Question

Exploration Let \(y=a \sin x+b \cos x\) Use the symbolic manipulator of a computer algebra system (CAS) to help you with the following: (a) Express y as a sinusoid for the following pairs of values: a=2, b=1 ; \quad a=1, b=2 ; \quad a=5, b=2 ; \quad a=2, b=5 a=3, b=4 (b) Conjecture another formula for \(y\) for any pair of positive integers. Try other values if necessary. (c) Check your conjecture with a CAS. (d) Use the following formulas for the sine or cosine of a sum or difference of two angles to confirm your conjecture. \(\begin{aligned} \sin \alpha \cos \beta & \pm \cos \alpha \sin \beta=\sin (\alpha \pm \beta) \\ \cos \alpha \cos \beta \pm \sin \alpha \sin \beta &=\cos (\alpha \mp \beta) \end{aligned}\)

Short answer

The conjectured formula for \(y\) for any pair of positive integers is \( y = \sqrt{{a}^2 + {b}^2} * \sin\left(x + \arctan\left(\frac {b}{a}\right)\right)\), which has been confirmed through comparisons with a Computer Algebra System and via a trigonometric identity. This formula also proves to be equivalent to the initial expressions for the given pairs of 'a' and 'b'.

Step-by-step solution

Express \(y\) as a Sinusoid

Use the formula \(y = R * \sin(x + \alpha)\), where \( R = \sqrt {{a}^2 + {b}^2}\) and \(\alpha = \arctan(\frac{b}{a})\). These calculations will provide the equivalent sinusoidal expressions for different 'a' and 'b' values provided. For instance, when a=2, b=1, the required values would be \(R= \sqrt{5}, \alpha = \arctan(\frac{1}{2})\). Do the same for other given pairs.

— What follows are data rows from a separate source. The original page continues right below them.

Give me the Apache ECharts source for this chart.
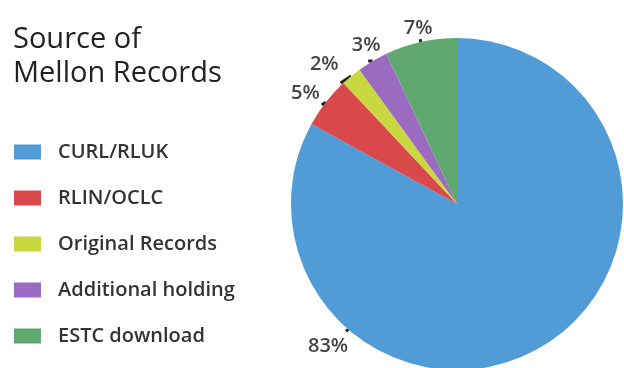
<!DOCTYPE html>
<html>
<head>
<meta charset="utf-8">
<script src="https://cdn.jsdelivr.net/npm/echarts@6/dist/echarts.min.js"></script>
<style>html,body{margin:0;padding:0;background:#fff}#c{width:624px;height:368px}</style>
</head>
<body>
<div id="c"></div>
<script>
const categories = ['CURL/RLUK', 'RLIN/OCLC', 'Original Records', 'Additional holding', 'ESTC download'];
const values = [83, 5, 2, 3, 7];
const colors = ['#519bd7', '#d9484b', '#c9d740', '#9b6bc2', '#5fa96f'];
const titleText = 'Source of\nMellon Records';

const CX = 457, CY = 204, R = 166;
const labelAlign = ['right', 'right', 'right', 'center', 'center'];
const labelVAlign = ['top', 'bottom', 'bottom', 'bottom', 'bottom'];
const labelLift = [0, 2, 9, 6, 1];
// angle (deg, clockwise from top) of the 83% label's leader dot
const bigLabelAngle = 221;

const chart = echarts.init(document.getElementById('c'), null, {renderer: 'canvas'});
chart.setOption({
  animation: false,
  backgroundColor: '#fff',
  color: colors,
  title: {
    text: titleText,
    left: 8,
    top: 18,
    textStyle: {fontFamily: 'Open Sans', fontSize: 29, fontWeight: 'normal', color: '#222', lineHeight: 34}
  },
  legend: {
    orient: 'vertical',
    left: 9,
    top: 137,
    itemWidth: 27,
    itemHeight: 15,
    itemGap: 26,
    icon: 'rect',
    data: categories,
    textStyle: {fontFamily: 'Open Sans', fontSize: 20, fontWeight: 600, color: '#333', lineHeight: 20, padding: [0, 0, 0, 12]}
  },
  series: [{
    type: 'pie',
    center: [CX, CY],
    radius: R,
    startAngle: 90,
    clockwise: true,
    data: categories.map((c, i) => ({name: c, value: values[i]})),
    label: {
      show: true,
      position: 'outside',
      formatter: '{c}%',
      fontFamily: 'Open Sans',
      fontSize: 20,
      fontWeight: 600,
      color: '#444',
      distanceToLabelLine: 2
    },
    labelLine: {show: true, length: 3, length2: 0, lineStyle: {color: '#222', width: 3}},
    labelLayout: function (p) {
      const i = p.dataIndex;
      if (i === 0) {
        const a = bigLabelAngle * Math.PI / 180;
        const ex = CX + R * Math.sin(a), ey = CY - R * Math.cos(a);
        const ox = CX + (R + 3) * Math.sin(a), oy = CY - (R + 3) * Math.cos(a);
        return {x: ox + 2, y: oy + 5, align: 'right', verticalAlign: 'top', labelLinePoints: [[ex, ey], [ox, oy], [ox, oy]]};
      }
      return {dy: -labelLift[i], align: labelAlign[i], verticalAlign: labelVAlign[i]};
    },
    itemStyle: {borderWidth: 0}
  }]
});
</script>
</body>
</html>
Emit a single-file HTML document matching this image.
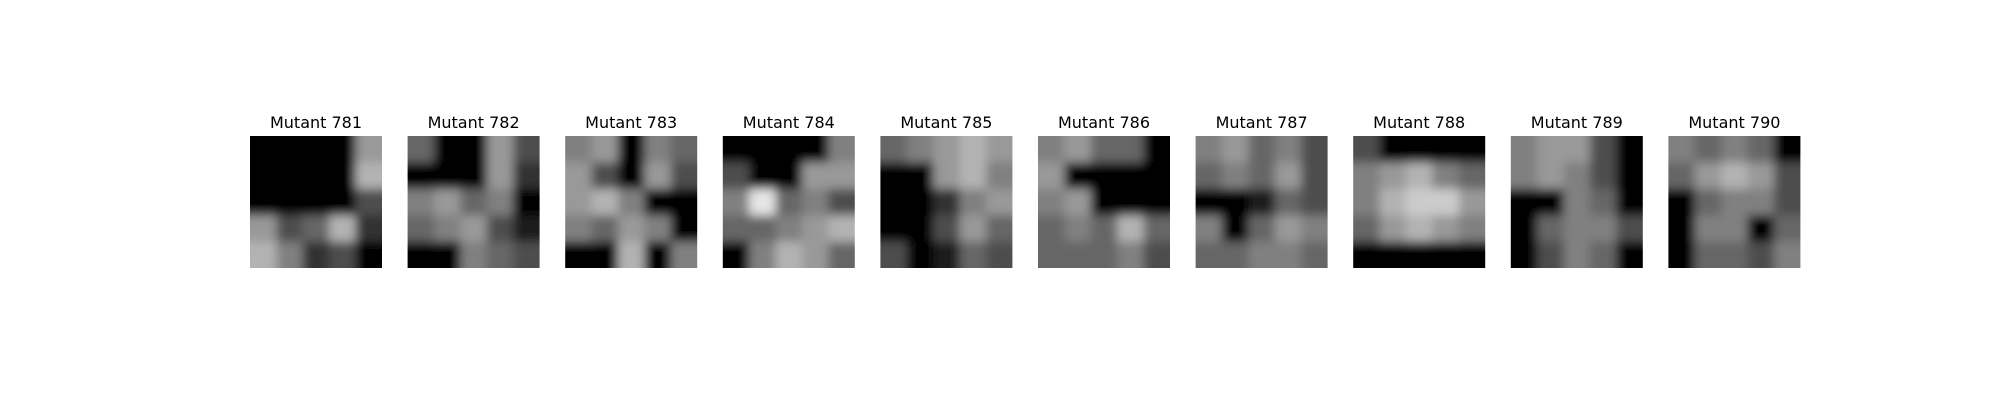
<!DOCTYPE html>
<html><head><meta charset="utf-8"><style>
html,body{margin:0;padding:0;background:#fff;}
svg{display:block;}
text{font-family:"DejaVu Sans","Liberation Sans",sans-serif;}
</style></head><body>
<svg id="fig" width="2000" height="400" viewBox="0 0 2000 400">
<defs>
<filter id="blur" x="-0.2" y="-0.2" width="1.4" height="1.4"><feGaussianBlur stdDeviation="5"/></filter>
</defs>
<g id="panels"></g>
</svg>
<script>
const labels=["Mutant 781","Mutant 782","Mutant 783","Mutant 784","Mutant 785","Mutant 786","Mutant 787","Mutant 788","Mutant 789","Mutant 790"];
const grids=[
[[0,0,0,0,.6],[0,0,0,0,.7],[0,0,0,0,.3],[.6,.3,.4,.7,.2],[.7,.5,.2,.3,0]],
[[.4,0,0,.6,.3],[0,0,0,.6,.2],[.5,.6,.4,.5,0],[.4,.5,.6,.3,.1],[0,0,.5,.4,.3]],
[[.5,.6,0,.5,.4],[.6,.3,0,.6,.3],[.6,.7,.5,0,0],[.5,.4,.6,.5,0],[0,0,.7,0,.5]],
[[0,0,0,0,.5],[.3,0,0,.6,.6],[.5,.9,.4,.5,.3],[.4,.4,.5,.6,.7],[0,.5,.7,.6,.4]],
[[.4,.5,.6,.7,.6],[0,0,.6,.7,.5],[0,0,.2,.5,.6],[0,0,.3,.6,.4],[.3,0,.1,.4,.3]],
[[.5,.6,.4,.4,0],[.6,0,0,0,0],[.5,.6,0,0,0],[.4,.5,.4,.7,.4],[.4,.4,.4,.5,.3]],
[[.5,.6,.4,.5,.3],[.4,.5,.4,.6,.3],[0,0,.1,.4,.3],[.5,0,.4,.6,.5],[.4,.4,.5,.5,.4]],
[[.3,0,0,0,0],[.5,.6,.7,.5,.4],[.5,.7,.8,.8,.6],[.4,.6,.7,.6,.5],[0,0,0,0,0]],
[[.5,.6,.6,.3,0],[.5,.6,.5,.3,0],[0,0,.5,.4,0],[0,.4,.5,.5,.3],[0,.3,.5,.4,0]],
[[.5,.4,.5,.4,0],[.4,.6,.7,.6,.3],[0,.4,.5,.5,.3],[0,.5,.5,0,.4],[0,.4,.4,.3,.5]]
];
const NS="http://www.w3.org/2000/svg";
const g=document.getElementById('panels');
const x0=250,y0=136,step=157.6,size=132,pad=15;
labels.forEach((lab,i)=>{
  const px=x0+i*step;
  const t=document.createElementNS(NS,'text');
  
  
  t.setAttribute('x',px+size/2);t.setAttribute('y',128);
  t.setAttribute('text-anchor','middle');t.setAttribute('font-size','16');
  t.textContent=lab;g.appendChild(t);
  const sub=document.createElementNS(NS,'svg');
  
  
  sub.setAttribute('x',px);sub.setAttribute('y',y0);
  sub.setAttribute('width',size);sub.setAttribute('height',size);
  sub.setAttribute('overflow','hidden');
  const gg=document.createElementNS(NS,'g');
  gg.setAttribute('filter','url(#blur)');
  const grid=grids[i],n=grid.length,c=size/n;
  const clampPos=(k)=>k===0?-pad:k*c;
  const clampSize=(k)=>(k===0?c+pad:0)+(k===n-1?c+pad:c)+0.5;
  grid.forEach((row,r)=>row.forEach((v,k)=>{
    const rc=document.createElementNS(NS,'rect');
    
    
    rc.setAttribute('x',clampPos(k));rc.setAttribute('y',clampPos(r));
    rc.setAttribute('width',k===0?c+pad+0.5:(k===n-1?c+pad:c+0.5));
    rc.setAttribute('height',r===0?c+pad+0.5:(r===n-1?c+pad:c+0.5));
    const l=Math.round(v*255);
    rc.setAttribute('fill',`rgb(${l},${l},${l})`);
    gg.appendChild(rc);
  }));
  sub.appendChild(gg);g.appendChild(sub);
});
</script>
</body></html>
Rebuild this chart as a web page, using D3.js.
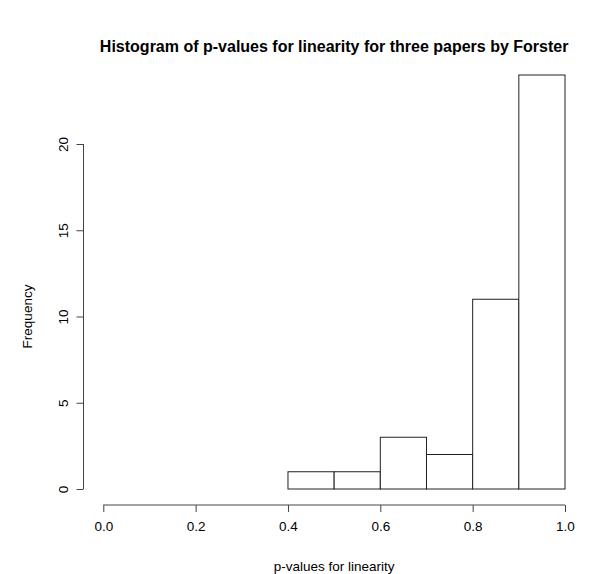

Conjecture a formula for \(y\)

The formulas for 'y' for each pair of 'a' and 'b' seem to share a common factor. It might be observed that for any pair of positive integers, we can come up with a general formula : \( y = \sqrt{{a}^2 + {b}^2} * \sin\left(x + \arctan\left(\frac {b}{a}\right)\right)\)

Check the Conjecture with a CAS

Substitute some different pairs of positive integers into the conjectured formula and compare the results with a Computer Algebra System. They should coincide, confirming the conjecture's validity.

Confirm the Conjecture by Trigonometry

To confirm this conjecture, make use of the identity \(\sin(\alpha + \beta) = \sin\alpha * \cos\beta + \cos\alpha * \sin\beta\). Substitute \(\alpha = x\) and \(\beta = \arctan(\frac {b}{a})\) into this identity. Considering \(\tan\beta = \frac {b}{a}\), we see that \(\cos\beta = \frac {a}{\sqrt{{a}^2 + {b}^2}}\) and \(\sin\beta = \frac {b}{\sqrt{{a}^2 + {b}^2}}\). This will return the original expression \( a * \sin x + b * \cos x\), hence confirming the conjecture.